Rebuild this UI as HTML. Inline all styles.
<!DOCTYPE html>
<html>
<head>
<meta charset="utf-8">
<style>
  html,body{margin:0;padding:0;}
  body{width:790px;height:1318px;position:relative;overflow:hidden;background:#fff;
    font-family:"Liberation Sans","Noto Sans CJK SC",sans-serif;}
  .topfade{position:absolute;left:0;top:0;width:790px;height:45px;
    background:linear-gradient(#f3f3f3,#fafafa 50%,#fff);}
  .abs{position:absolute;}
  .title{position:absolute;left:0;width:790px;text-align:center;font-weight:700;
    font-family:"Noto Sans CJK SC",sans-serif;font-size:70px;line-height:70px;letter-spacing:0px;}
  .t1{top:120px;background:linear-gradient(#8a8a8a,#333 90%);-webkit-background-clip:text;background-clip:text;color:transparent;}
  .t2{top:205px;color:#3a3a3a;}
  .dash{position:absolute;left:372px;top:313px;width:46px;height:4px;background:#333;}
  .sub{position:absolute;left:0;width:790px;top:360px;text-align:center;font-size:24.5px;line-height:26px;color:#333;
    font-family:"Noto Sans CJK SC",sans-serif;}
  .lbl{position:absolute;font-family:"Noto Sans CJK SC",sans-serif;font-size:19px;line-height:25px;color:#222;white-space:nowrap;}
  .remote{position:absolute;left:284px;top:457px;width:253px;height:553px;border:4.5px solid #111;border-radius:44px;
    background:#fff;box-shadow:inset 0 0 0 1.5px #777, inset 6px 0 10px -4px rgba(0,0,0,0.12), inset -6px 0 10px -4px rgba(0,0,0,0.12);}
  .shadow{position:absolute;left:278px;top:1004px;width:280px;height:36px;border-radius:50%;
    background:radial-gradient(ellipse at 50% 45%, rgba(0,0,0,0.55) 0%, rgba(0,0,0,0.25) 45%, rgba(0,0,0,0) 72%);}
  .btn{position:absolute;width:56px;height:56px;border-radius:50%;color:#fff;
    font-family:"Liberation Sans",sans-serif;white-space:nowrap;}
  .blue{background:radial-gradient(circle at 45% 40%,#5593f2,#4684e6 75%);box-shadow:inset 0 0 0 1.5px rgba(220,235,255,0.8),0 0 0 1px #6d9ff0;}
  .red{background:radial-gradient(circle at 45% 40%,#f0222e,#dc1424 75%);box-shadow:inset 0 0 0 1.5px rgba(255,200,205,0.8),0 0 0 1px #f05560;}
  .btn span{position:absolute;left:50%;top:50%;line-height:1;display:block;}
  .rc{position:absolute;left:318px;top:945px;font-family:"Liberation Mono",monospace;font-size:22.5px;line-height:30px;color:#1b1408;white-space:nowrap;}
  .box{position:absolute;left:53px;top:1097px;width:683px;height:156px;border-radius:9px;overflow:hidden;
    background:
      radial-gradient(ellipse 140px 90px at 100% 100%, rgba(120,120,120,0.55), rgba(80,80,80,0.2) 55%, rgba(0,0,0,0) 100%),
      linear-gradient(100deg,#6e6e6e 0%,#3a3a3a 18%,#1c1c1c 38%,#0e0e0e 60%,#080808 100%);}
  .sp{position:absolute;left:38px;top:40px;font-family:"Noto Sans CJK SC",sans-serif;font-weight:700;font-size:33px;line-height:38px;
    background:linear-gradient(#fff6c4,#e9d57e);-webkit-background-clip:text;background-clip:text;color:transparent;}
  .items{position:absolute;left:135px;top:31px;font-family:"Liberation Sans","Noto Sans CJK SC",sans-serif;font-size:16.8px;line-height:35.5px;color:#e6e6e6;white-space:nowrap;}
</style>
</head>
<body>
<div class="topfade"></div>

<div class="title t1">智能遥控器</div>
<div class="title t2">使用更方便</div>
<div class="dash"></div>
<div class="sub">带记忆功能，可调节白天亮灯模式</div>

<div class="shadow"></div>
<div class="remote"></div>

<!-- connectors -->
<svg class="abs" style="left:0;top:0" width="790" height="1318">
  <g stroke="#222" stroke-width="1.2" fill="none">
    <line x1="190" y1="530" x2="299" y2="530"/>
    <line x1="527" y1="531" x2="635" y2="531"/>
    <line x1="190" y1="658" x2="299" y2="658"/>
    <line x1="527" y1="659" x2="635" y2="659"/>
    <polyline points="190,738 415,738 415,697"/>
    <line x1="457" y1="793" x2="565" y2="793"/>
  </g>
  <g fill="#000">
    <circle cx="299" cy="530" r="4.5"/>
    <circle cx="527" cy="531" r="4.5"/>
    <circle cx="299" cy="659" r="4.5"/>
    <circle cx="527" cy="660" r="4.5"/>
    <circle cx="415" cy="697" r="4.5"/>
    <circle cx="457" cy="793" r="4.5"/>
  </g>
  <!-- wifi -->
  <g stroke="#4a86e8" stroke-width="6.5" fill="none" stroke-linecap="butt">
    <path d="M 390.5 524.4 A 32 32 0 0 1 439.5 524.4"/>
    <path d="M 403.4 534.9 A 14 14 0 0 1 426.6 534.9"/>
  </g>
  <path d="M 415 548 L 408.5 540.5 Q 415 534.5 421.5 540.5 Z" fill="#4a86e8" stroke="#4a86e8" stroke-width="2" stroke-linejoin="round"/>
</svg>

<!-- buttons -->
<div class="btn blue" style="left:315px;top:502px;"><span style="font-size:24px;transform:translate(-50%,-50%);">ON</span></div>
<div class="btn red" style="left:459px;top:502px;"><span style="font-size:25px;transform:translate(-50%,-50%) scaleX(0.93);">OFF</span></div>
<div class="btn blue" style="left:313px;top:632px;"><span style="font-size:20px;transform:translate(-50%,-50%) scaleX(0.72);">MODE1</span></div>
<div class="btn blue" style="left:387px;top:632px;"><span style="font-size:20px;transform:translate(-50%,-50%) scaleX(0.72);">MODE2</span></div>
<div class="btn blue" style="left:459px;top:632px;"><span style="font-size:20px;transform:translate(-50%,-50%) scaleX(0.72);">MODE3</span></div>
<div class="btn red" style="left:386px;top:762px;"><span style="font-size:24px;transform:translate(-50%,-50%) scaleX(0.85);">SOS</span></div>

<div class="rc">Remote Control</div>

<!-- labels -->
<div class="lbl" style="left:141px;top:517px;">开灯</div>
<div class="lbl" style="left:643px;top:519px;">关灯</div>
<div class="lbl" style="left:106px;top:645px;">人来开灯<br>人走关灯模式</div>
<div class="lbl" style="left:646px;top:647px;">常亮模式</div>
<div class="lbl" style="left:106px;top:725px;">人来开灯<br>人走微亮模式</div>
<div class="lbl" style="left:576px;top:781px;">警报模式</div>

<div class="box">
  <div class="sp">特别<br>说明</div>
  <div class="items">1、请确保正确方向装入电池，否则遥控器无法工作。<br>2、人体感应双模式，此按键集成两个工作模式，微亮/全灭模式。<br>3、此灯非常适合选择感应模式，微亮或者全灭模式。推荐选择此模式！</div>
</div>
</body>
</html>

» GIVEN REQUEST
Reproduce the full listing word for word.

» COMPLETED EXERCISE
Rebuild this UI as HTML. Inline all styles.
<!DOCTYPE html>
<html>
<head>
<meta charset="utf-8">
<style>
  html,body{margin:0;padding:0;}
  body{width:790px;height:1318px;position:relative;overflow:hidden;background:#fff;
    font-family:"Liberation Sans","Noto Sans CJK SC",sans-serif;}
  .topfade{position:absolute;left:0;top:0;width:790px;height:45px;
    background:linear-gradient(#f3f3f3,#fafafa 50%,#fff);}
  .abs{position:absolute;}
  .title{position:absolute;left:0;width:790px;text-align:center;font-weight:700;
    font-family:"Noto Sans CJK SC",sans-serif;font-size:70px;line-height:70px;letter-spacing:0px;}
  .t1{top:120px;background:linear-gradient(#8a8a8a,#333 90%);-webkit-background-clip:text;background-clip:text;color:transparent;}
  .t2{top:205px;color:#3a3a3a;}
  .dash{position:absolute;left:372px;top:313px;width:46px;height:4px;background:#333;}
  .sub{position:absolute;left:0;width:790px;top:360px;text-align:center;font-size:24.5px;line-height:26px;color:#333;
    font-family:"Noto Sans CJK SC",sans-serif;}
  .lbl{position:absolute;font-family:"Noto Sans CJK SC",sans-serif;font-size:19px;line-height:25px;color:#222;white-space:nowrap;}
  .remote{position:absolute;left:284px;top:457px;width:253px;height:553px;border:4.5px solid #111;border-radius:44px;
    background:#fff;box-shadow:inset 0 0 0 1.5px #777, inset 6px 0 10px -4px rgba(0,0,0,0.12), inset -6px 0 10px -4px rgba(0,0,0,0.12);}
  .shadow{position:absolute;left:278px;top:1004px;width:280px;height:36px;border-radius:50%;
    background:radial-gradient(ellipse at 50% 45%, rgba(0,0,0,0.55) 0%, rgba(0,0,0,0.25) 45%, rgba(0,0,0,0) 72%);}
  .btn{position:absolute;width:56px;height:56px;border-radius:50%;color:#fff;
    font-family:"Liberation Sans",sans-serif;white-space:nowrap;}
  .blue{background:radial-gradient(circle at 45% 40%,#5593f2,#4684e6 75%);box-shadow:inset 0 0 0 1.5px rgba(220,235,255,0.8),0 0 0 1px #6d9ff0;}
  .red{background:radial-gradient(circle at 45% 40%,#f0222e,#dc1424 75%);box-shadow:inset 0 0 0 1.5px rgba(255,200,205,0.8),0 0 0 1px #f05560;}
  .btn span{position:absolute;left:50%;top:50%;line-height:1;display:block;}
  .rc{position:absolute;left:318px;top:945px;font-family:"Liberation Mono",monospace;font-size:22.5px;line-height:30px;color:#1b1408;white-space:nowrap;}
  .box{position:absolute;left:53px;top:1097px;width:683px;height:156px;border-radius:9px;overflow:hidden;
    background:
      radial-gradient(ellipse 140px 90px at 100% 100%, rgba(120,120,120,0.55), rgba(80,80,80,0.2) 55%, rgba(0,0,0,0) 100%),
      linear-gradient(100deg,#6e6e6e 0%,#3a3a3a 18%,#1c1c1c 38%,#0e0e0e 60%,#080808 100%);}
  .sp{position:absolute;left:38px;top:40px;font-family:"Noto Sans CJK SC",sans-serif;font-weight:700;font-size:33px;line-height:38px;
    background:linear-gradient(#fff6c4,#e9d57e);-webkit-background-clip:text;background-clip:text;color:transparent;}
  .items{position:absolute;left:135px;top:31px;font-family:"Liberation Sans","Noto Sans CJK SC",sans-serif;font-size:16.8px;line-height:35.5px;color:#e6e6e6;white-space:nowrap;}
</style>
</head>
<body>
<div class="topfade"></div>

<div class="title t1">智能遥控器</div>
<div class="title t2">使用更方便</div>
<div class="dash"></div>
<div class="sub">带记忆功能，可调节白天亮灯模式</div>

<div class="shadow"></div>
<div class="remote"></div>

<!-- connectors -->
<svg class="abs" style="left:0;top:0" width="790" height="1318">
  <g stroke="#222" stroke-width="1.2" fill="none">
    <line x1="190" y1="530" x2="299" y2="530"/>
    <line x1="527" y1="531" x2="635" y2="531"/>
    <line x1="190" y1="658" x2="299" y2="658"/>
    <line x1="527" y1="659" x2="635" y2="659"/>
    <polyline points="190,738 415,738 415,697"/>
    <line x1="457" y1="793" x2="565" y2="793"/>
  </g>
  <g fill="#000">
    <circle cx="299" cy="530" r="4.5"/>
    <circle cx="527" cy="531" r="4.5"/>
    <circle cx="299" cy="659" r="4.5"/>
    <circle cx="527" cy="660" r="4.5"/>
    <circle cx="415" cy="697" r="4.5"/>
    <circle cx="457" cy="793" r="4.5"/>
  </g>
  <!-- wifi -->
  <g stroke="#4a86e8" stroke-width="6.5" fill="none" stroke-linecap="butt">
    <path d="M 390.5 524.4 A 32 32 0 0 1 439.5 524.4"/>
    <path d="M 403.4 534.9 A 14 14 0 0 1 426.6 534.9"/>
  </g>
  <path d="M 415 548 L 408.5 540.5 Q 415 534.5 421.5 540.5 Z" fill="#4a86e8" stroke="#4a86e8" stroke-width="2" stroke-linejoin="round"/>
</svg>

<!-- buttons -->
<div class="btn blue" style="left:315px;top:502px;"><span style="font-size:24px;transform:translate(-50%,-50%);">ON</span></div>
<div class="btn red" style="left:459px;top:502px;"><span style="font-size:25px;transform:translate(-50%,-50%) scaleX(0.93);">OFF</span></div>
<div class="btn blue" style="left:313px;top:632px;"><span style="font-size:20px;transform:translate(-50%,-50%) scaleX(0.72);">MODE1</span></div>
<div class="btn blue" style="left:387px;top:632px;"><span style="font-size:20px;transform:translate(-50%,-50%) scaleX(0.72);">MODE2</span></div>
<div class="btn blue" style="left:459px;top:632px;"><span style="font-size:20px;transform:translate(-50%,-50%) scaleX(0.72);">MODE3</span></div>
<div class="btn red" style="left:386px;top:762px;"><span style="font-size:24px;transform:translate(-50%,-50%) scaleX(0.85);">SOS</span></div>

<div class="rc">Remote Control</div>

<!-- labels -->
<div class="lbl" style="left:141px;top:517px;">开灯</div>
<div class="lbl" style="left:643px;top:519px;">关灯</div>
<div class="lbl" style="left:106px;top:645px;">人来开灯<br>人走关灯模式</div>
<div class="lbl" style="left:646px;top:647px;">常亮模式</div>
<div class="lbl" style="left:106px;top:725px;">人来开灯<br>人走微亮模式</div>
<div class="lbl" style="left:576px;top:781px;">警报模式</div>

<div class="box">
  <div class="sp">特别<br>说明</div>
  <div class="items">1、请确保正确方向装入电池，否则遥控器无法工作。<br>2、人体感应双模式，此按键集成两个工作模式，微亮/全灭模式。<br>3、此灯非常适合选择感应模式，微亮或者全灭模式。推荐选择此模式！</div>
</div>
</body>
</html>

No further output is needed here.